**LISTED RECORDS**
◇ ◇ ◇
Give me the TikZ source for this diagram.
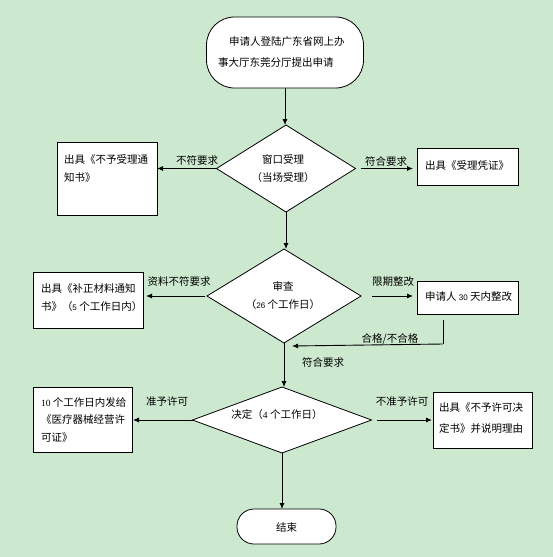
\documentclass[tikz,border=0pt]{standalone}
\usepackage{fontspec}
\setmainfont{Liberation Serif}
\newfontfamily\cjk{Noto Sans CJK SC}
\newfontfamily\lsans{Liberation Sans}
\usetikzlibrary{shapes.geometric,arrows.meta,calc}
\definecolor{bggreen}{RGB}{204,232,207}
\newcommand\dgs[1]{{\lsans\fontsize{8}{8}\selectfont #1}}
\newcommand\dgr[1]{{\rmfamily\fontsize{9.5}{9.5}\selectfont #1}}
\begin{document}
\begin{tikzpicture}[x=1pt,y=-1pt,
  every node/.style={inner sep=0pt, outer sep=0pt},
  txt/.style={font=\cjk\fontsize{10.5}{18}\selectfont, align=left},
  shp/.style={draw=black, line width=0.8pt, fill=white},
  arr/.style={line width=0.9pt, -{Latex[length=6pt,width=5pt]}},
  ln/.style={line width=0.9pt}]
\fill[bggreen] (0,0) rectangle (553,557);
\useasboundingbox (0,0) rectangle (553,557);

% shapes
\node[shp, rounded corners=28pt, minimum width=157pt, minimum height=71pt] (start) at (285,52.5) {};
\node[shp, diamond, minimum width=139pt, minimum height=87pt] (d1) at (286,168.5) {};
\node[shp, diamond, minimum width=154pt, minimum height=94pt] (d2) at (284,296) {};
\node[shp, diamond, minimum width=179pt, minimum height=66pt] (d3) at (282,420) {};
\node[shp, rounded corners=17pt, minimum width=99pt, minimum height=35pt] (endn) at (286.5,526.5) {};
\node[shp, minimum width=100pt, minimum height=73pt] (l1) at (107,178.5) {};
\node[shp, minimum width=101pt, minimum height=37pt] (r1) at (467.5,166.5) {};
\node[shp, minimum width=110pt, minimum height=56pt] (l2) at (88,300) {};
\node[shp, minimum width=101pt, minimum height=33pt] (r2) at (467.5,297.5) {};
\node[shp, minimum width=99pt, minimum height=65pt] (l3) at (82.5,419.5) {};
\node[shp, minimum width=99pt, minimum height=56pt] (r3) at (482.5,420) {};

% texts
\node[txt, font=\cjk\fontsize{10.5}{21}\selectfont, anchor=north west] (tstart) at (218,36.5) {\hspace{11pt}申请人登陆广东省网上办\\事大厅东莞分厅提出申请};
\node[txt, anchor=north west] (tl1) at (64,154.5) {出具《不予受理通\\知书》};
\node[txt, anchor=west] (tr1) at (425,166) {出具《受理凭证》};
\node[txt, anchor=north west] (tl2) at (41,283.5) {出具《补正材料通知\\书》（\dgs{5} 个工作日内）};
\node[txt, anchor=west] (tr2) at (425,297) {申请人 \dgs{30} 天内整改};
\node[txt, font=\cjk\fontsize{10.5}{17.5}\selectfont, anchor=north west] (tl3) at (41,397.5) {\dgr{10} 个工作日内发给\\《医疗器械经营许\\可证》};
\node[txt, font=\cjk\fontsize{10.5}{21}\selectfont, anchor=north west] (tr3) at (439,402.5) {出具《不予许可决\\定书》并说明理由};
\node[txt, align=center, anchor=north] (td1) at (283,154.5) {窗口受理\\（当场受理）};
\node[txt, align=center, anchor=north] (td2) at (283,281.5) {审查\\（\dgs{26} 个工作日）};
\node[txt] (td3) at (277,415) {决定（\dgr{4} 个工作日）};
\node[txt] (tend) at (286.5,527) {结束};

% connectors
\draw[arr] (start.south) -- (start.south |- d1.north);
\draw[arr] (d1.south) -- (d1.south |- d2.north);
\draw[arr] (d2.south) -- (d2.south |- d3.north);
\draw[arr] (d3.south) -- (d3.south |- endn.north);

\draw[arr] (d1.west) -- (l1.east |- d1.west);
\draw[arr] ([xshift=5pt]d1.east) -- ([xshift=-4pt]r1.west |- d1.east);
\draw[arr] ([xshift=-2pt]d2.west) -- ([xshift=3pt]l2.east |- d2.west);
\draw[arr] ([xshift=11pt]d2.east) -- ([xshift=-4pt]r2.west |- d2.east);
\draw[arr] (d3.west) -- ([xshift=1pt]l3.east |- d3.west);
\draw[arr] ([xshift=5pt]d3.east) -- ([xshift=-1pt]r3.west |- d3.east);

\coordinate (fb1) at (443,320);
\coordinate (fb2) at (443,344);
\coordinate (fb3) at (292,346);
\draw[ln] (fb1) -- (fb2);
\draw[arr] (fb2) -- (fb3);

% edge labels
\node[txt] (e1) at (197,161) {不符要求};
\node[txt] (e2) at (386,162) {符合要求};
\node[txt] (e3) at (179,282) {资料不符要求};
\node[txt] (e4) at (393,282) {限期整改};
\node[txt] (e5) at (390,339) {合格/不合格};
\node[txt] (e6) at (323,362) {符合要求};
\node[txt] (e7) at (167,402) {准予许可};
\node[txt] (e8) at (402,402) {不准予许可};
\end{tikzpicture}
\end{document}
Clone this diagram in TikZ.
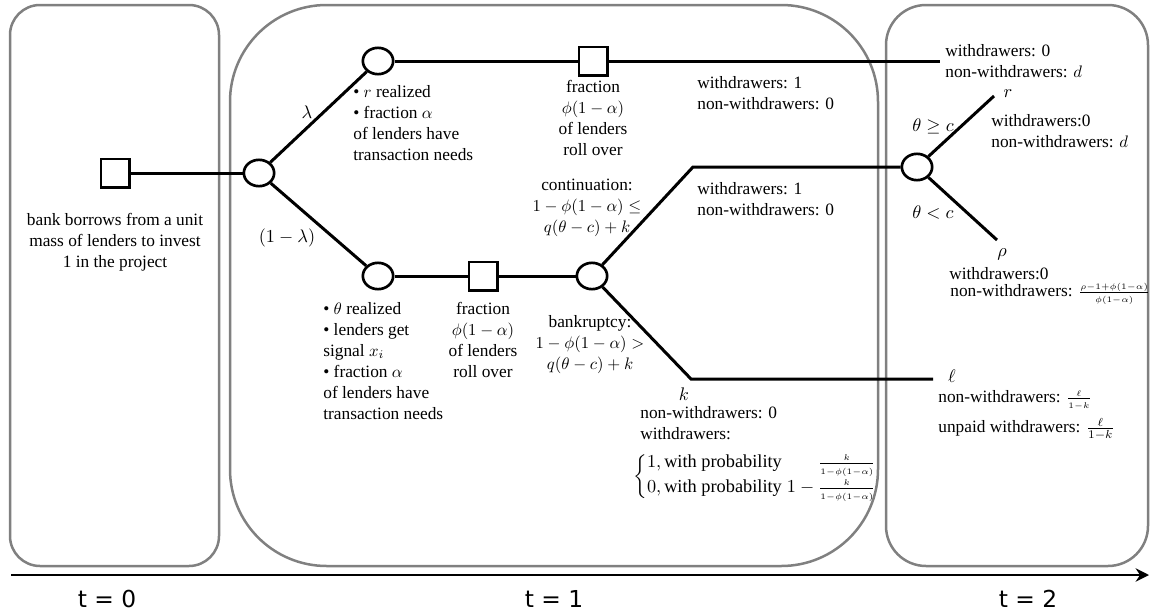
◇ ◇ ◇
**TASK STATEMENT**
Repeat the data above exactly, but not the pictures.

**OUTPUT**
Give me the TikZ source for this diagram.
\documentclass[tikz,border=0pt]{standalone}
\usepackage{fontspec}
\setmainfont{Liberation Serif}
\newfontfamily\cjk{Noto Sans CJK SC}
\newfontfamily\lsans{Liberation Sans}
\usetikzlibrary{shapes.geometric,arrows.meta,calc}
\definecolor{bggreen}{RGB}{204,232,207}
\newcommand\dgs[1]{{\lsans\fontsize{8}{8}\selectfont #1}}
\newcommand\dgr[1]{{\rmfamily\fontsize{9.5}{9.5}\selectfont #1}}
\begin{document}
\begin{tikzpicture}[x=1pt,y=-1pt,
  every node/.style={inner sep=0pt, outer sep=0pt},
  txt/.style={font=\cjk\fontsize{10.5}{18}\selectfont, align=left},
  shp/.style={draw=black, line width=0.8pt, fill=white},
  arr/.style={line width=0.9pt, -{Latex[length=6pt,width=5pt]}},
  ln/.style={line width=0.9pt}]
\fill[bggreen] (0,0) rectangle (553,557);
\useasboundingbox (0,0) rectangle (553,557);

% shapes
\node[shp, rounded corners=28pt, minimum width=157pt, minimum height=71pt] (start) at (285,52.5) {};
\node[shp, diamond, minimum width=139pt, minimum height=87pt] (d1) at (286,168.5) {};
\node[shp, diamond, minimum width=154pt, minimum height=94pt] (d2) at (284,296) {};
\node[shp, diamond, minimum width=179pt, minimum height=66pt] (d3) at (282,420) {};
\node[shp, rounded corners=17pt, minimum width=99pt, minimum height=35pt] (endn) at (286.5,526.5) {};
\node[shp, minimum width=100pt, minimum height=73pt] (l1) at (107,178.5) {};
\node[shp, minimum width=101pt, minimum height=37pt] (r1) at (467.5,166.5) {};
\node[shp, minimum width=110pt, minimum height=56pt] (l2) at (88,300) {};
\node[shp, minimum width=101pt, minimum height=33pt] (r2) at (467.5,297.5) {};
\node[shp, minimum width=99pt, minimum height=65pt] (l3) at (82.5,419.5) {};
\node[shp, minimum width=99pt, minimum height=56pt] (r3) at (482.5,420) {};

% texts
\node[txt, font=\cjk\fontsize{10.5}{21}\selectfont, anchor=north west] (tstart) at (218,36.5) {\hspace{11pt}申请人登陆广东省网上办\\事大厅东莞分厅提出申请};
\node[txt, anchor=north west] (tl1) at (64,154.5) {出具《不予受理通\\知书》};
\node[txt, anchor=west] (tr1) at (425,166) {出具《受理凭证》};
\node[txt, anchor=north west] (tl2) at (41,283.5) {出具《补正材料通知\\书》（\dgs{5} 个工作日内）};
\node[txt, anchor=west] (tr2) at (425,297) {申请人 \dgs{30} 天内整改};
\node[txt, font=\cjk\fontsize{10.5}{17.5}\selectfont, anchor=north west] (tl3) at (41,397.5) {\dgr{10} 个工作日内发给\\《医疗器械经营许\\可证》};
\node[txt, font=\cjk\fontsize{10.5}{21}\selectfont, anchor=north west] (tr3) at (439,402.5) {出具《不予许可决\\定书》并说明理由};
\node[txt, align=center, anchor=north] (td1) at (283,154.5) {窗口受理\\（当场受理）};
\node[txt, align=center, anchor=north] (td2) at (283,281.5) {审查\\（\dgs{26} 个工作日）};
\node[txt] (td3) at (277,415) {决定（\dgr{4} 个工作日）};
\node[txt] (tend) at (286.5,527) {结束};

% connectors
\draw[arr] (start.south) -- (start.south |- d1.north);
\draw[arr] (d1.south) -- (d1.south |- d2.north);
\draw[arr] (d2.south) -- (d2.south |- d3.north);
\draw[arr] (d3.south) -- (d3.south |- endn.north);

\draw[arr] (d1.west) -- (l1.east |- d1.west);
\draw[arr] ([xshift=5pt]d1.east) -- ([xshift=-4pt]r1.west |- d1.east);
\draw[arr] ([xshift=-2pt]d2.west) -- ([xshift=3pt]l2.east |- d2.west);
\draw[arr] ([xshift=11pt]d2.east) -- ([xshift=-4pt]r2.west |- d2.east);
\draw[arr] (d3.west) -- ([xshift=1pt]l3.east |- d3.west);
\draw[arr] ([xshift=5pt]d3.east) -- ([xshift=-1pt]r3.west |- d3.east);

\coordinate (fb1) at (443,320);
\coordinate (fb2) at (443,344);
\coordinate (fb3) at (292,346);
\draw[ln] (fb1) -- (fb2);
\draw[arr] (fb2) -- (fb3);

% edge labels
\node[txt] (e1) at (197,161) {不符要求};
\node[txt] (e2) at (386,162) {符合要求};
\node[txt] (e3) at (179,282) {资料不符要求};
\node[txt] (e4) at (393,282) {限期整改};
\node[txt] (e5) at (390,339) {合格/不合格};
\node[txt] (e6) at (323,362) {符合要求};
\node[txt] (e7) at (167,402) {准予许可};
\node[txt] (e8) at (402,402) {不准予许可};
\end{tikzpicture}
\end{document}
Clone this diagram in TikZ.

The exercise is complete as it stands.